The poet Mary Oliver writes “When death comes / like the hungry bear in autumn / when death comes and takes all the bright coins from his purse/ to buy me, and snaps his purse shut…I want to step through the door full of curiosity, wondering; what is it going to be like, that cottage of darkness?” 

Ray was in all things curious—new statistical analyses or new techniques, they didn’t faze him—he was young in spirit and mind.  As he passes from this life to the next, I can only imagine him taking that curiosity with him.  None of us knows when our time is up.  Ray’s time feels cut short, but he used his time wisely:  he conducted many studies and wrote many papers (more than 241 by Travis Ryan’s count); he was generous and kind to his students and colleagues; he loved his family dearly; he was respected and loved by many; and Ray was not lost, but found, as you could read at the bottom of each email he sent.  When I think of him I cannot help but smile. 

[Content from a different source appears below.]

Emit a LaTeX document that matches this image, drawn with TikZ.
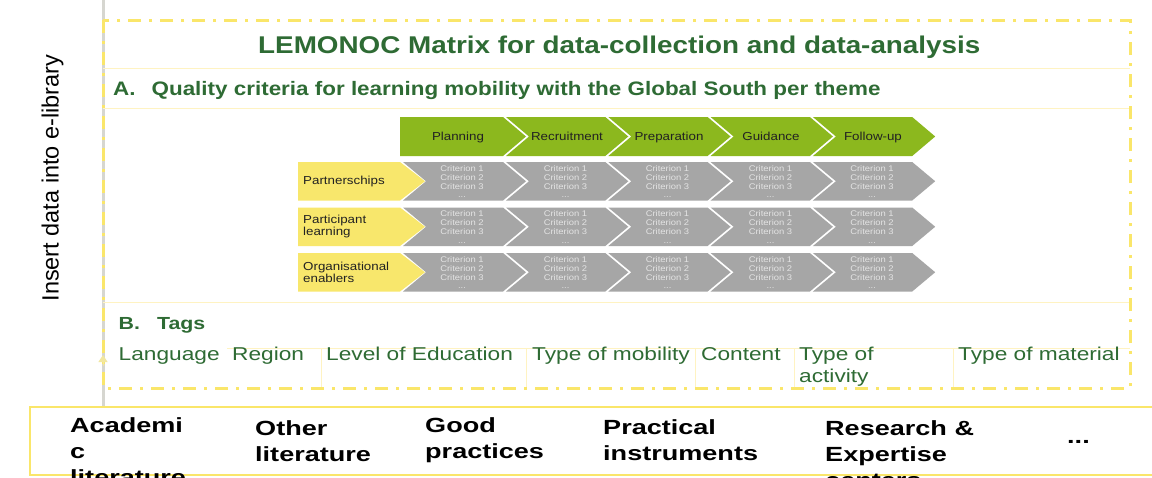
\documentclass[tikz,border=0pt]{standalone}
\usepackage{fontspec}
\setmainfont{Liberation Sans}
\newfontfamily\fT[FakeStretch=1.15]{Liberation Sans}
\newfontfamily\fG[FakeStretch=1.22]{Liberation Sans}
\newfontfamily\fB[FakeStretch=1.32]{Liberation Sans}
\usetikzlibrary{arrows.meta}
\definecolor{dkgreen}{HTML}{2E6B34}
\definecolor{tagyellow}{HTML}{FAE66A}
\definecolor{paleline}{HTML}{FFF3C2}
\definecolor{chevgreen}{HTML}{8CB81E}
\definecolor{chevgrey}{HTML}{A6A6A6}
\definecolor{chevyellow}{HTML}{F8E76C}
\definecolor{crittext}{HTML}{E4E4E4}
\definecolor{labtext}{HTML}{222222}
\definecolor{arrowgrey}{HTML}{D6D6D0}
\definecolor{tipyellow}{HTML}{F2E7A0}
\begin{document}
\begin{tikzpicture}[x=1pt,y=-1pt,
  dashbox/.style={draw=tagyellow, line width=3pt, dash pattern=on 13pt off 8pt on 3pt off 8pt},
  thinrule/.style={draw=paleline, line width=0.8pt},
  ttl/.style={font=\fT\fontsize{24.2}{29}\selectfont\bfseries, text=dkgreen, inner sep=0pt, anchor=base west},
  heada/.style={font=\fT\fontsize{19.5}{23}\selectfont\bfseries, text=dkgreen, inner sep=0pt, anchor=base west},
  headb/.style={font=\fG\fontsize{17.5}{21}\selectfont\bfseries, text=dkgreen, inner sep=0pt, anchor=base west},
  tagtxt/.style={font=\fG\fontsize{18.6}{21.7}\selectfont, text=dkgreen, inner sep=0pt, anchor=base west},
  phase/.style={font=\fT\fontsize{11.6}{13}\selectfont, text=labtext, inner sep=0pt, anchor=base},
  theme/.style={font=\fT\fontsize{11.6}{12}\selectfont, text=labtext, inner sep=0pt, anchor=west, align=left},
  crit/.style={font=\fT\fontsize{8.2}{8.8}\selectfont, text=crittext, inner sep=0pt, anchor=north, align=center},
  source/.style={font=\fB\fontsize{20.5}{26}\selectfont\bfseries, text=black, inner sep=0pt, anchor=north west, align=left},
  side/.style={font=\fontsize{23.5}{28}\selectfont, text=black, inner sep=0pt, rotate=90}
]
\useasboundingbox (0,0) rectangle (1152,477);
\clip (0,0) rectangle (1152,477);
\fill[white] (0,0) rectangle (1152,477);

% connector: from sources up into the e-library
\coordinate (srcTop) at (103,407);
\coordinate (libTop) at (103,0);
\coordinate (tipBase) at (103,366);
\coordinate (tipPt) at (103,355);
\draw[arrowgrey, line width=3pt] (srcTop) -- (libTop);

% thin table rules
\draw[thinrule] (103,68) -- (1130,68);
\draw[thinrule] (103,108) -- (1130,108);
\draw[thinrule] (103,302) -- (1130,302);
\draw[thinrule] (227,348) -- (1130,348);
\foreach \vx in {321,526,695,794,953}{
  \draw[thinrule] (\vx,348) -- (\vx,388);
}

% dash-dot frame
\draw[dashbox] (103,20) rectangle (1130,388);
\draw[tipyellow, line width=1pt, -{Triangle[width=9pt,length=7pt]}] (tipBase) -- (tipPt);

% side label
\node[side] (sidelab) at (52.5,178) {Insert data into e-library};

% title and headings
\node[ttl] (title) at (258,53.3) {LEMONOC Matrix for data-collection and data-analysis};
\node[heada] (secA) at (113,95.7) {A.\hspace{16pt}Quality criteria for learning mobility with the Global South per theme};
\node[headb] (secB) at (118.5,329) {B.\hspace{17pt}Tags};

% phase chevrons (green)
\foreach \i/\lab/\lx in {0/Planning/458,1/Recruitment/567,2/Preparation/669,3/Guidance/771,4/Follow-up/873}{
  \pgfmathsetmacro{\R}{503+102.3*\i}
  \pgfmathsetmacro{\L}{503+102.3*(\i-1)+3}
  \ifnum\i=0
    \fill[chevgreen] (400,117) -- (\R,117) -- (\R+23,136.5) -- (\R,156) -- (400,156) -- cycle;
  \else
    \fill[chevgreen] (\L,117) -- (\R,117) -- (\R+23,136.5) -- (\R,156) -- (\L,156) -- (\L+23,136.5) -- cycle;
  \fi
  \node[phase] (ph\i) at (\lx,140.6) {\lab};
}

% theme rows
\foreach \r/\top/\lab in {1/162/Partnerschips,2/207.5/Participant\\learning,3/253/Organisational\\enablers}{
  \pgfmathsetmacro{\bot}{\top+38.5}
  \pgfmathsetmacro{\mid}{\top+19.25}
  \fill[chevyellow] (298,\top) -- (400,\top) -- (425,\mid) -- (400,\bot) -- (298,\bot) -- cycle;
  \node[theme] (th\r) at (303,\mid) {\lab};
  \foreach \i/\cx in {0/462,1/565.5,2/667.5,3/770.5,4/872}{
    \pgfmathsetmacro{\R}{503+102.3*\i}
    \pgfmathsetmacro{\L}{\i==0 ? 403 : 503+102.3*(\i-1)+3}
    \fill[chevgrey] (\L,\top) -- (\R,\top) -- (\R+23,\mid) -- (\R,\bot) -- (\L,\bot) -- (\L+23,\mid) -- cycle;
    \node[crit] (cr\r\i) at (\cx,\top+3.3) {Criterion 1\\Criterion 2\\Criterion 3\\...};
  }
}

% tags
\node[tagtxt] (tLang) at (118.5,360.7) {Language};
\node[tagtxt] (tReg) at (232,360.7) {Region};
\node[tagtxt] (tLev) at (326,360.7) {Level of Education};
\node[tagtxt] (tMob) at (532,360.7) {Type of mobility};
\node[tagtxt] (tCon) at (701,360.7) {Content};
\node[tagtxt, anchor=north west, align=left] (tAct) at (799,347) {Type of\\activity};
\node[tagtxt] (tMat) at (958,360.7) {Type of material};

% sources box
\draw[tagyellow, line width=2.7pt] (30,407) rectangle (1170,475);
\node[source] (sAca) at (70,417) {Academi\\c\\literature};
\node[source] (sOth) at (255,420) {Other\\literature};
\node[source] (sGood) at (425,417) {Good\\practices};
\node[source] (sPrac) at (603,419) {Practical\\instruments};
\node[source] (sRes) at (825,420) {Research \&\\Expertise\\centers};
\node[source, anchor=base west] (sMore) at (1067,443) {...};
\end{tikzpicture}
\end{document}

When I picture Ray, I imagine him keeping the path to that great wetland in the sky clear for each of us, and when our time comes and we see him again—he will be standing there, either in waders or khakis and striped button down shirt, I’m not sure which—he will call us each by name as enthusiastically as he did when anyone walked in the lab and we will know we’ve come to the right place.   

Tuesday, April 14, 2015

Singing to the Choir

Miami University's Men's Glee Club
(Which included one of our Conservation Biology students!)


I have spent the last few years thinking about ways we science-types can successfully reach out to non-science types to get them interested and concerned about the biodiversity crisis.  We’re at the beginning of the sixth mass extinction event and we’re missing it because we’re scrolling through our emails and tweeting about our bargain find on unnecessary plastic objects.  How do you capture people’s attention in a meaningful way?  Bill McKibben’s talk and my conservation biology class’s response to his talk has me thinking though about the value of singing to the choir.  I have often worried that all we mostly do in science outreach is sing to the choir.  But, the choir likes music, whether making it or listening to it.  Before most of these students went to Bill McKibben’s talk, none of them needed convincing that climate change was their reality.  They had the basic information.  What they didn’t have, necessarily, was the steps to a solution to a problem so large and overwhelming, or the inspiration to take those steps.  But, at McKibben's talk they received a little of both from a yodeler high on the mountaintop. The choir can use a little inspiration once in a while—and perhaps for people working on and thinking about the fate of biodiversity in the Anthropocene, we forget that we desperately need a little singing (or yodeling). 


My choir (my class…no one would let me in a real choir and for good reason) was inspired by McKibben founding 350.org with 7 undergrads and himself where each student took on one continent to find people committed to reducing carbon dioxide to 350 ppm. One undergrad for one continent!  And it was sufficient!  They were interested to hear about the divestment movement (like Ashley) and how students and “grown-ups” have gone to jail over their protests demanding for energy change (like Caroline). They were moved by pictures of people around the world with their signs for 350 (like Amanda). When Bill McKibben talks, the crowds he draws may in large part be from the choir, but still, I've gotta say, even though we didn't know we were longing for them, we loved the tunes.